§ The problem
Copy the lines of the data below exactly, starting at the first and stopping after the line that contains "import pandas as pd"; include no pictures.

§ Rows from a dataset of charts and code

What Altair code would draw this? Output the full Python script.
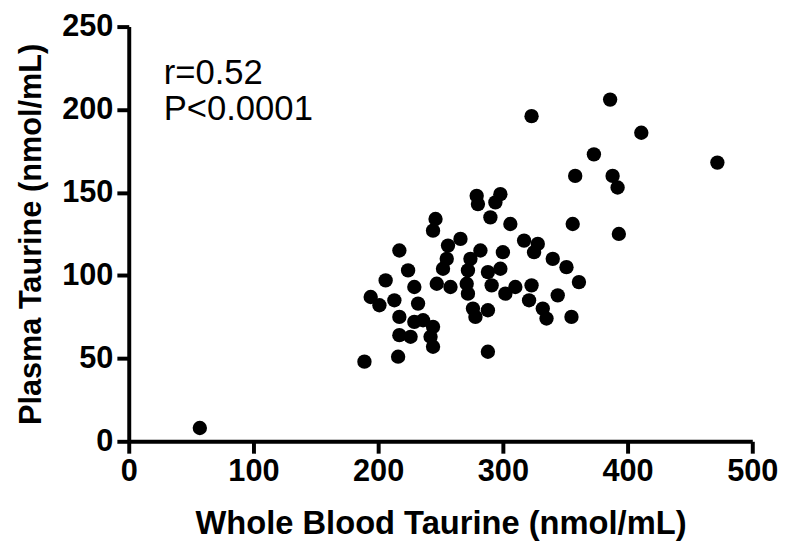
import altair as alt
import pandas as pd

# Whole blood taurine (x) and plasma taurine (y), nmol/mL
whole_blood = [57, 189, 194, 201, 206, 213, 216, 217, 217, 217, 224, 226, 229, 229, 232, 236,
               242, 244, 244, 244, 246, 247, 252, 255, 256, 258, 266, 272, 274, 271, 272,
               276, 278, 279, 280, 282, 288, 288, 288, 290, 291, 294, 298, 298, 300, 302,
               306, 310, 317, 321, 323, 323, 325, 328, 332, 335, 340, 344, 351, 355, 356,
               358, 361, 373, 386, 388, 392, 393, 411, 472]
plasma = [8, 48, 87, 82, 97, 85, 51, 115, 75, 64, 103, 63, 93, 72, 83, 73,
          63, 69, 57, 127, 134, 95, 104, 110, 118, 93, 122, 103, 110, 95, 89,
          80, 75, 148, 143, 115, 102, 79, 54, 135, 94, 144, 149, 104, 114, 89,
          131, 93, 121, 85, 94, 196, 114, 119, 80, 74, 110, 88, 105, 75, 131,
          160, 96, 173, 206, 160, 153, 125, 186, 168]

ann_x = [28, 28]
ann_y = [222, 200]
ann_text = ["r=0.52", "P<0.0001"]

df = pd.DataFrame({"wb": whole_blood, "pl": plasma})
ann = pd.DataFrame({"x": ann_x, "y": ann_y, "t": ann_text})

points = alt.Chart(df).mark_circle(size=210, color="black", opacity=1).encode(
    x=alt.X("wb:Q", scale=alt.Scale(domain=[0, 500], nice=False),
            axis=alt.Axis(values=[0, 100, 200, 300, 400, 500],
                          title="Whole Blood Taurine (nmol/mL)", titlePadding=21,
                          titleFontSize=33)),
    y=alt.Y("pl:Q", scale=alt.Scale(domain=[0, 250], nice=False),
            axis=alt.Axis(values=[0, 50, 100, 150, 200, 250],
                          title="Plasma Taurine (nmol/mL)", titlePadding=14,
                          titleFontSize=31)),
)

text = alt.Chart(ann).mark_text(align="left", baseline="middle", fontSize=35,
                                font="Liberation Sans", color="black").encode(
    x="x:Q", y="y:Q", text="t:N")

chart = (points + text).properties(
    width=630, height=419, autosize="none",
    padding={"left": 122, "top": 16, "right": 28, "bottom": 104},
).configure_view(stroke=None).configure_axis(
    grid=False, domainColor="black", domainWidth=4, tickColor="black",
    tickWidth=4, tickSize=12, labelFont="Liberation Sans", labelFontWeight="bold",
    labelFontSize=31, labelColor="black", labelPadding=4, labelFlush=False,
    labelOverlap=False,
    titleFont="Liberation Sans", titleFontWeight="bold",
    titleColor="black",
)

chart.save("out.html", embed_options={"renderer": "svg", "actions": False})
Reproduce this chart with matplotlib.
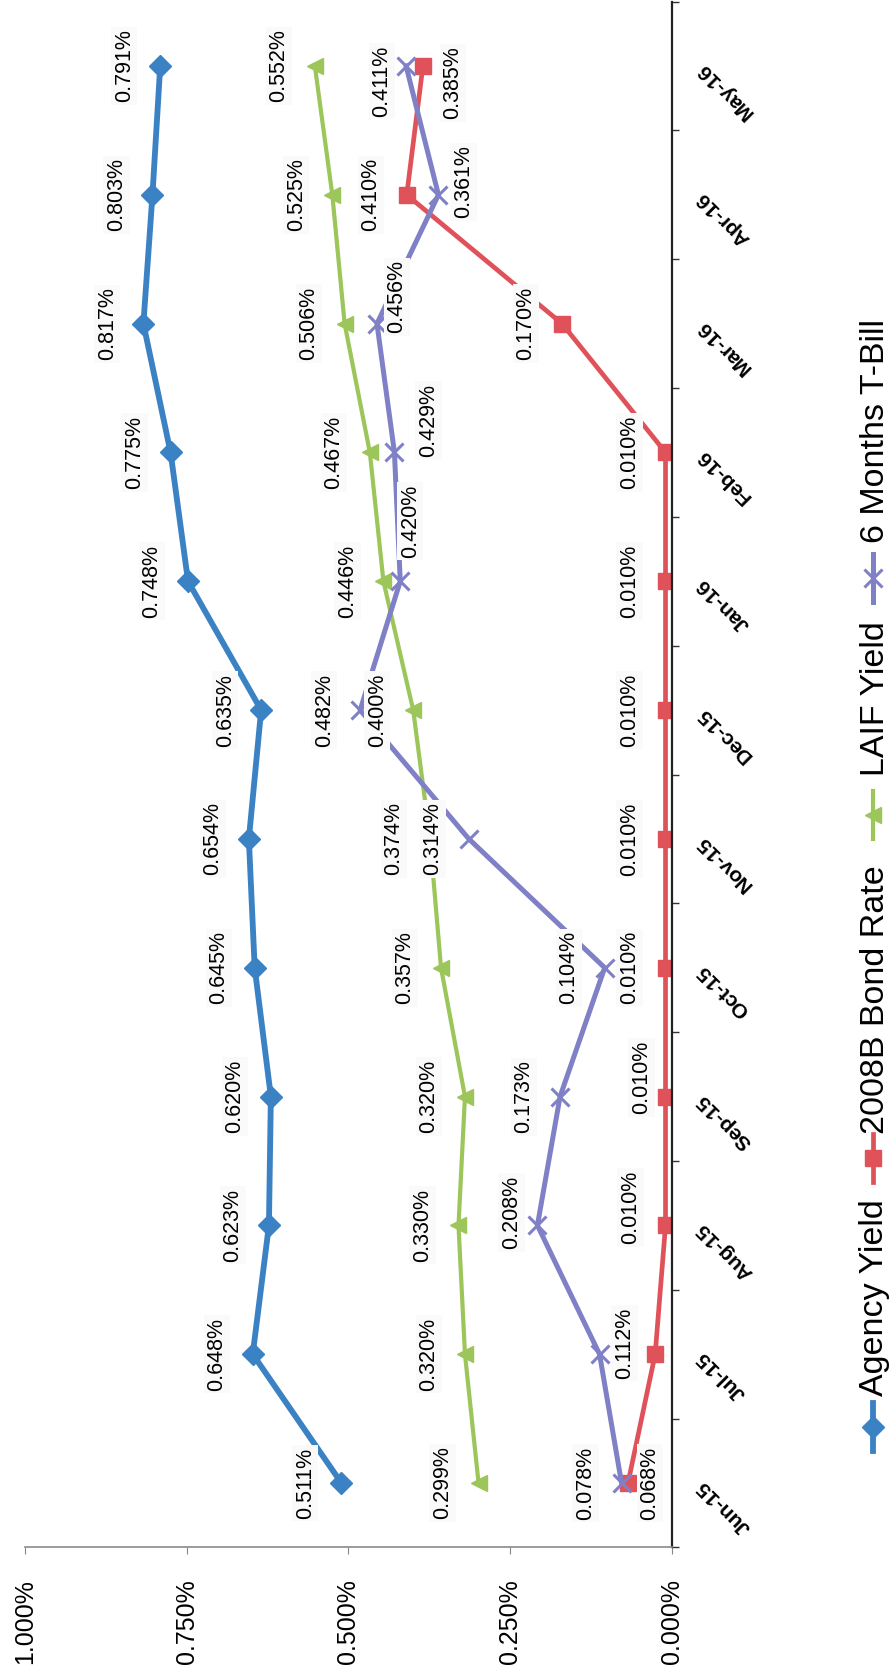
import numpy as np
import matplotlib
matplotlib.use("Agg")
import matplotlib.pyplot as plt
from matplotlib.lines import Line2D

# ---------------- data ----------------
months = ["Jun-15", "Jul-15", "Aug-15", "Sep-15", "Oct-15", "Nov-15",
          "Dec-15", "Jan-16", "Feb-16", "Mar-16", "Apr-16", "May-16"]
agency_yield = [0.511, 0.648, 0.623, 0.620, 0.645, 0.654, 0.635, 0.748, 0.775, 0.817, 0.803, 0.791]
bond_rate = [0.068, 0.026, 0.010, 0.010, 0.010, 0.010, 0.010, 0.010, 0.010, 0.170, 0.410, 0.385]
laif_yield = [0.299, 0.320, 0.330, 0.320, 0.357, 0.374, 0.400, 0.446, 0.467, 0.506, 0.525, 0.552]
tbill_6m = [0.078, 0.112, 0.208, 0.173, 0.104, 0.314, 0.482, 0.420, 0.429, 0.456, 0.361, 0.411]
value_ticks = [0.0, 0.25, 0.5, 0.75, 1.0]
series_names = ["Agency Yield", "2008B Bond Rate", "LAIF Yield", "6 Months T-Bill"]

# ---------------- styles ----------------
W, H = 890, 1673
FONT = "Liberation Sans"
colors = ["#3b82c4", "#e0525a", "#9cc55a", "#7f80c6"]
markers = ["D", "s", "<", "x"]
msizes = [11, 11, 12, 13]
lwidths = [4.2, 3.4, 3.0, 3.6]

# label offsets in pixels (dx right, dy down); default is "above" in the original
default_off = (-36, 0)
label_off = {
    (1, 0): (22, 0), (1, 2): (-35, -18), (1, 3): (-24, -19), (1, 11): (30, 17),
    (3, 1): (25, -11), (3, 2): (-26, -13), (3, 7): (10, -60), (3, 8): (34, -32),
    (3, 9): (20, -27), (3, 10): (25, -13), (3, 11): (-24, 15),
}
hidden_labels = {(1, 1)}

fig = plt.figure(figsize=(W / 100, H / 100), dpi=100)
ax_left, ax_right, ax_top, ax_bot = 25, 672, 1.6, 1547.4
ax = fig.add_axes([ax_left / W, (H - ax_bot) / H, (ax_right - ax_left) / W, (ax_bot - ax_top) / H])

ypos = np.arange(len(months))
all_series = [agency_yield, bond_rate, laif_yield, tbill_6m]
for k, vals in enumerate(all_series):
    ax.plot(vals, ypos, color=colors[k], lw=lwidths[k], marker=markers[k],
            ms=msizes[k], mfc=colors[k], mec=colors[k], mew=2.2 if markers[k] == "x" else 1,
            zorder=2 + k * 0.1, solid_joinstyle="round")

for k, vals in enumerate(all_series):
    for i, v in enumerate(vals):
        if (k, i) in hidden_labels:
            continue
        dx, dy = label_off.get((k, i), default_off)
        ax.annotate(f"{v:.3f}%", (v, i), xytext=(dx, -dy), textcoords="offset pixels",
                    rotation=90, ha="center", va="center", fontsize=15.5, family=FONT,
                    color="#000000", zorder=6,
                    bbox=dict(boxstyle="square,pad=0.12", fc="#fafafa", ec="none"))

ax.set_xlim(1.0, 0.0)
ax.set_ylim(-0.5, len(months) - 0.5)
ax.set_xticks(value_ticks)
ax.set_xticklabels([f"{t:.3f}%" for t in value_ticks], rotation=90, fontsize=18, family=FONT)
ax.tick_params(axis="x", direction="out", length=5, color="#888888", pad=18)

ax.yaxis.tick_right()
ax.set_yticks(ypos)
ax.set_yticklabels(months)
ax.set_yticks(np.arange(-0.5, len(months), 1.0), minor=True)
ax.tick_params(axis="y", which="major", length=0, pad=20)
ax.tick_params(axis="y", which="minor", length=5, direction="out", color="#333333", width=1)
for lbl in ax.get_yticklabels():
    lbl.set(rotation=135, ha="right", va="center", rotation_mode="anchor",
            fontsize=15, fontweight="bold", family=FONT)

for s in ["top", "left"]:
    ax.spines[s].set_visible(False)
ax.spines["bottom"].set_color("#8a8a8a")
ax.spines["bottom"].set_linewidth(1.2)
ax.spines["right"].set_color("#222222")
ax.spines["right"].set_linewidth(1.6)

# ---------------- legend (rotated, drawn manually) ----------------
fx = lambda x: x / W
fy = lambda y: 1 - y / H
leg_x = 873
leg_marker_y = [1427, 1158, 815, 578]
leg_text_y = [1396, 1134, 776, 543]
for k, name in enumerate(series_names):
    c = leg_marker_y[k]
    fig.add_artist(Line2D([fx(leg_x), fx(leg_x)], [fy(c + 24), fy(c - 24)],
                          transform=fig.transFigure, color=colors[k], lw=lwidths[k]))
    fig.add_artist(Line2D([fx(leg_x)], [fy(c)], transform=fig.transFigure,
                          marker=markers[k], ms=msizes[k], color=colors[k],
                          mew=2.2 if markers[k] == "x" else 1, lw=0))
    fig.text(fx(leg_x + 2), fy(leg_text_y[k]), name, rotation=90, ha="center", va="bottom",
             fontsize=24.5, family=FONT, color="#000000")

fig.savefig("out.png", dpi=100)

§ Exercise output
What Altair code would draw this? Output the full Python script.
import altair as alt
import pandas as pd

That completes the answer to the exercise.